═══ STORED DATA

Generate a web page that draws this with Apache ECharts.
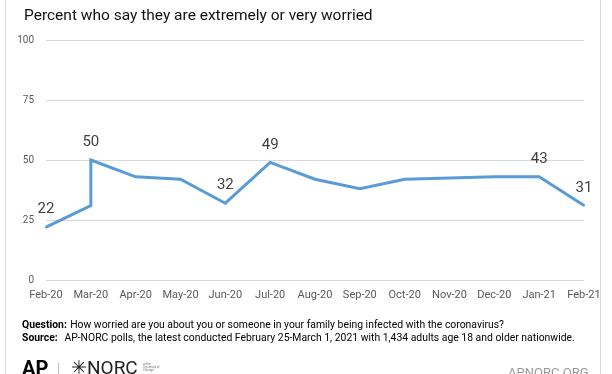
<!DOCTYPE html>
<html>
<head>
<meta charset="utf-8">
<script src="https://cdn.jsdelivr.net/npm/echarts@6/dist/echarts.min.js"></script>
<style>
html,body{margin:0;padding:0;background:#fff;}
#chart{width:612px;height:374px;}
</style>
</head>
<body>
<div id="chart"></div>
<script>
// Data
var months = ['Feb-20','Mar-20','Apr-20','May-20','Jun-20','Jul-20','Aug-20','Sep-20','Oct-20','Nov-20','Dec-20','Jan-21','Feb-21'];
var pointMonths = ['Feb-20','Mar-20','Mar-20','Apr-20','May-20','Jun-20','Jul-20','Aug-20','Sep-20','Oct-20','Dec-20','Jan-21','Feb-21'];
var pointValues = [22,31,50,43,42,32,49,42,38,42,43,43,31];
var labeledPoints = [true,false,true,false,false,true,true,false,false,false,false,true,true];
var yTicks = [0,25,50,75,100];

var titleText = 'Percent who say they are extremely or very worried';
var questionText = 'How worried are you about you or someone in your family being infected with the coronavirus?';
var sourceText = 'AP-NORC polls, the latest conducted February 25-March 1, 2021 with 1,434 adults age 18 and older nationwide.';

var seriesData = pointMonths.map(function(m, i){
  return [months.indexOf(m), pointValues[i]];
});

var chart = echarts.init(document.getElementById('chart'), null, {renderer:'canvas'});
var font = 'Roboto, "Liberation Sans", sans-serif';
chart.setOption({
  animation: false,
  backgroundColor: '#fff',
  title: {
    text: titleText,
    left: 19, top: 3,
    textStyle: {fontFamily: font, fontSize: 15.5, fontWeight: 'normal', color: '#111'}
  },
  grid: {left: 46, right: 28, top: 40, bottom: 94, containLabel: false},
  xAxis: {
    type: 'value', min: 0, max: months.length - 1, interval: 1,
    axisLine: {show: false}, axisTick: {show: false}, splitLine: {show: false},
    axisLabel: {
      margin: 10,
      fontFamily: font, fontSize: 11, color: '#595959',
      formatter: function(v){ return months[v] || ''; }
    }
  },
  yAxis: {
    type: 'value', min: yTicks[0], max: yTicks[yTicks.length-1], interval: 25,
    axisLine: {show: false}, axisTick: {show: false},
    splitLine: {lineStyle: {color: '#d9d9d9', width: 1}},
    axisLabel: {margin: 12, fontFamily: font, fontSize: 10, color: '#595959'}
  },
  series: [{
    type: 'line',
    data: seriesData,
    showSymbol: true,
    symbol: 'circle',
    symbolSize: 2,
    itemStyle: {color: '#5b9bd5'},
    lineStyle: {color: '#5b9bd5', width: 3, join: 'miter'},
    label: {
      show: true,
      position: 'top', distance: 9,
      fontFamily: font, fontSize: 15, color: '#404040',
      formatter: function(p){ return labeledPoints[p.dataIndex] ? String(p.value[1]) : ''; }
    }
  }],
  graphic: [
    {type: 'rect', shape: {x: 5.5, y: -2, width: 595, height: 400},
     style: {fill: 'none', stroke: '#d9d9d9', lineWidth: 1}, silent: true},
    {type: 'text', left: 22, top: 319,
     style: {rich: {b: {fontFamily: font, fontSize: 10.4, fontWeight: 'bold', fill: '#000'},
                    n: {fontFamily: font, fontSize: 10.4, fill: '#000'}},
             text: '{b|Question:} {n|' + questionText + '}'}},
    {type: 'text', left: 22, top: 332,
     style: {rich: {b: {fontFamily: font, fontSize: 10.4, fontWeight: 'bold', fill: '#000'},
                    n: {fontFamily: font, fontSize: 10.4, fill: '#000'}},
             text: '{b|Source:}  {n|' + sourceText + '}'}},
    {type: 'text', left: 22, top: 360,
     style: {text: 'AP', fontFamily: font, fontSize: 20, fontWeight: 'bold', fill: '#000'}},
    {type: 'rect', shape: {x: 58, y: 363, width: 1, height: 12}, style: {fill: '#bbb'}},
    {type: 'text', left: 71, top: 360,
     style: {text: '\u2733NORC', fontFamily: font, fontSize: 19, fill: '#222'}},
    {type: 'text', left: 143, top: 363,
     style: {text: 'at the\nUniversity of\nChicago', fontFamily: font, fontSize: 3, lineHeight: 3, fill: '#777'}},
    {type: 'text', left: 508, top: 367,
     style: {text: 'APNORC.ORG', fontFamily: font, fontSize: 13, fill: '#999'}}
  ]
});
</script>
</body>
</html>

══════

Omit pictures; set down the rest of the material word for word.

Generate a web page that draws this with Apache ECharts.
<!DOCTYPE html>
<html>
<head>
<meta charset="utf-8">
<script src="https://cdn.jsdelivr.net/npm/echarts@6/dist/echarts.min.js"></script>
<style>
html,body{margin:0;padding:0;background:#fff;}
#chart{width:612px;height:374px;}
</style>
</head>
<body>
<div id="chart"></div>
<script>
// Data
var months = ['Feb-20','Mar-20','Apr-20','May-20','Jun-20','Jul-20','Aug-20','Sep-20','Oct-20','Nov-20','Dec-20','Jan-21','Feb-21'];
var pointMonths = ['Feb-20','Mar-20','Mar-20','Apr-20','May-20','Jun-20','Jul-20','Aug-20','Sep-20','Oct-20','Dec-20','Jan-21','Feb-21'];
var pointValues = [22,31,50,43,42,32,49,42,38,42,43,43,31];
var labeledPoints = [true,false,true,false,false,true,true,false,false,false,false,true,true];
var yTicks = [0,25,50,75,100];

var titleText = 'Percent who say they are extremely or very worried';
var questionText = 'How worried are you about you or someone in your family being infected with the coronavirus?';
var sourceText = 'AP-NORC polls, the latest conducted February 25-March 1, 2021 with 1,434 adults age 18 and older nationwide.';

var seriesData = pointMonths.map(function(m, i){
  return [months.indexOf(m), pointValues[i]];
});

var chart = echarts.init(document.getElementById('chart'), null, {renderer:'canvas'});
var font = 'Roboto, "Liberation Sans", sans-serif';
chart.setOption({
  animation: false,
  backgroundColor: '#fff',
  title: {
    text: titleText,
    left: 19, top: 3,
    textStyle: {fontFamily: font, fontSize: 15.5, fontWeight: 'normal', color: '#111'}
  },
  grid: {left: 46, right: 28, top: 40, bottom: 94, containLabel: false},
  xAxis: {
    type: 'value', min: 0, max: months.length - 1, interval: 1,
    axisLine: {show: false}, axisTick: {show: false}, splitLine: {show: false},
    axisLabel: {
      margin: 10,
      fontFamily: font, fontSize: 11, color: '#595959',
      formatter: function(v){ return months[v] || ''; }
    }
  },
  yAxis: {
    type: 'value', min: yTicks[0], max: yTicks[yTicks.length-1], interval: 25,
    axisLine: {show: false}, axisTick: {show: false},
    splitLine: {lineStyle: {color: '#d9d9d9', width: 1}},
    axisLabel: {margin: 12, fontFamily: font, fontSize: 10, color: '#595959'}
  },
  series: [{
    type: 'line',
    data: seriesData,
    showSymbol: true,
    symbol: 'circle',
    symbolSize: 2,
    itemStyle: {color: '#5b9bd5'},
    lineStyle: {color: '#5b9bd5', width: 3, join: 'miter'},
    label: {
      show: true,
      position: 'top', distance: 9,
      fontFamily: font, fontSize: 15, color: '#404040',
      formatter: function(p){ return labeledPoints[p.dataIndex] ? String(p.value[1]) : ''; }
    }
  }],
  graphic: [
    {type: 'rect', shape: {x: 5.5, y: -2, width: 595, height: 400},
     style: {fill: 'none', stroke: '#d9d9d9', lineWidth: 1}, silent: true},
    {type: 'text', left: 22, top: 319,
     style: {rich: {b: {fontFamily: font, fontSize: 10.4, fontWeight: 'bold', fill: '#000'},
                    n: {fontFamily: font, fontSize: 10.4, fill: '#000'}},
             text: '{b|Question:} {n|' + questionText + '}'}},
    {type: 'text', left: 22, top: 332,
     style: {rich: {b: {fontFamily: font, fontSize: 10.4, fontWeight: 'bold', fill: '#000'},
                    n: {fontFamily: font, fontSize: 10.4, fill: '#000'}},
             text: '{b|Source:}  {n|' + sourceText + '}'}},
    {type: 'text', left: 22, top: 360,
     style: {text: 'AP', fontFamily: font, fontSize: 20, fontWeight: 'bold', fill: '#000'}},
    {type: 'rect', shape: {x: 58, y: 363, width: 1, height: 12}, style: {fill: '#bbb'}},
    {type: 'text', left: 71, top: 360,
     style: {text: '\u2733NORC', fontFamily: font, fontSize: 19, fill: '#222'}},
    {type: 'text', left: 143, top: 363,
     style: {text: 'at the\nUniversity of\nChicago', fontFamily: font, fontSize: 3, lineHeight: 3, fill: '#777'}},
    {type: 'text', left: 508, top: 367,
     style: {text: 'APNORC.ORG', fontFamily: font, fontSize: 13, fill: '#999'}}
  ]
});
</script>
</body>
</html>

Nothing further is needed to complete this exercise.